Article extraction uses Mozilla Readability — the same library Firefox Reader View uses — to strip away ads, popups, and navigation and return just the content. The app also handles paywall detection and removes cookie banners before parsing, so you get clean text even from noisy pages.

Text-to-speech is powered by Kokoro-82M, a small ONNX model (~92MB) that auto-downloads on first use and runs via a Node.js child process. It produces natural-sounding speech with sentence-level alignment so the reader can highlight each sentence as it plays.

Running It

docker compose up -d --build

Open localhost:3000. PostgreSQL, the Next.js app, and TTS all start from this single command.

Development mode

cp .env.example .env
docker compose up -d postgres       # start just the database
pnpm install
pnpm prisma generate
pnpm prisma migrate deploy
pnpm dev

How It Works

User submits a URL or pastes text directly
URLs are fetched, cleaned (popup removal, paywall detection), and parsed with Readability
Content is split into typed sections — paragraphs, headings, code blocks, tables, lists, images, videos, blockquotes
Sections are stored as JSON in PostgreSQL
TTS spawns a Node.js child process running Kokoro-82M locally — the ONNX model auto-downloads on first use
Audio is saved as WAV and served statically with sentence-level alignment for highlighted playback

Tech Stack

Layer	Tech
Framework	Next.js (App Router), React 19, TypeScript
Styling	Tailwind v4, shadcn/ui
Database	PostgreSQL 16, Prisma
Article extraction	Mozilla Readability, JSDOM
Text-to-Speech	Kokoro-82M via kokoro-js + onnxruntime-node
Code highlighting	Shiki
Deployment	Docker Compose

TTS Configuration

All TTS options are environment variables — set them in .env or pass them to Docker:

Variable	Default	Description
`KOKORO_VOICE`	`af_heart`	Voice name
`KOKORO_SPEED`	`1`	Speech speed multiplier
`KOKORO_DTYPE`	`q8`	Model precision (q8 = quantized, faster)

Key Decisions

Why Kokoro-82M instead of a cloud TTS API? Cloud APIs are fast and easy to integrate but they require API keys, send your text to a third-party server, and cost money at scale. Kokoro-82M is small enough to ship in Docker and produces output that is genuinely good — not the robotic quality you get from older local models. The ~92MB download happens once and is cached.

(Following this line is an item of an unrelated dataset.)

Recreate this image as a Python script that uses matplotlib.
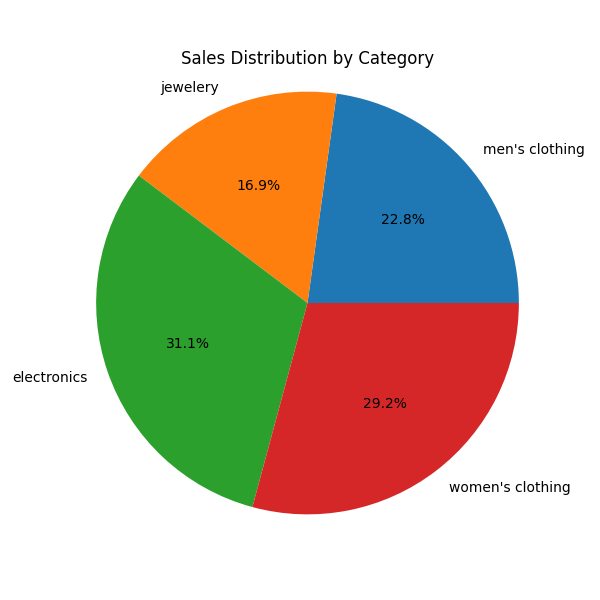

Why store content as typed sections instead of raw HTML? Raw HTML is fragile to render and hard to align TTS to. Splitting content into typed sections (paragraph, heading, code, etc.) gives the frontend a clean data model to render and lets the TTS pipeline operate on discrete text units, which is exactly what’s needed for sentence-level playback alignment.

Why Docker Compose with three services? PostgreSQL and the TTS service have different resource profiles and lifecycle needs from the Next.js app. Separating them makes it straightforward to scale or replace any one piece — and the single docker compose up command keeps the local setup to one line.

Why JSDOM + Readability instead of a scraping API? Scraping APIs add latency, cost, and a network dependency. Running Readability locally is faster, keeps all content on-device, and means the app works on any URL without rate limits or third-party outages.

Outcome

A fully local read-it-later app that works offline once the model is downloaded. Articles are saved, readable, and listenable without any external dependency after the initial setup.

The project reinforced something I keep finding true: the hardest part of local-first software is packaging, not the algorithms. Kokoro-82M has been available for a while. The work was in wiring it into a Docker service, handling the ONNX runtime, and making the sentence alignment feel natural in the UI.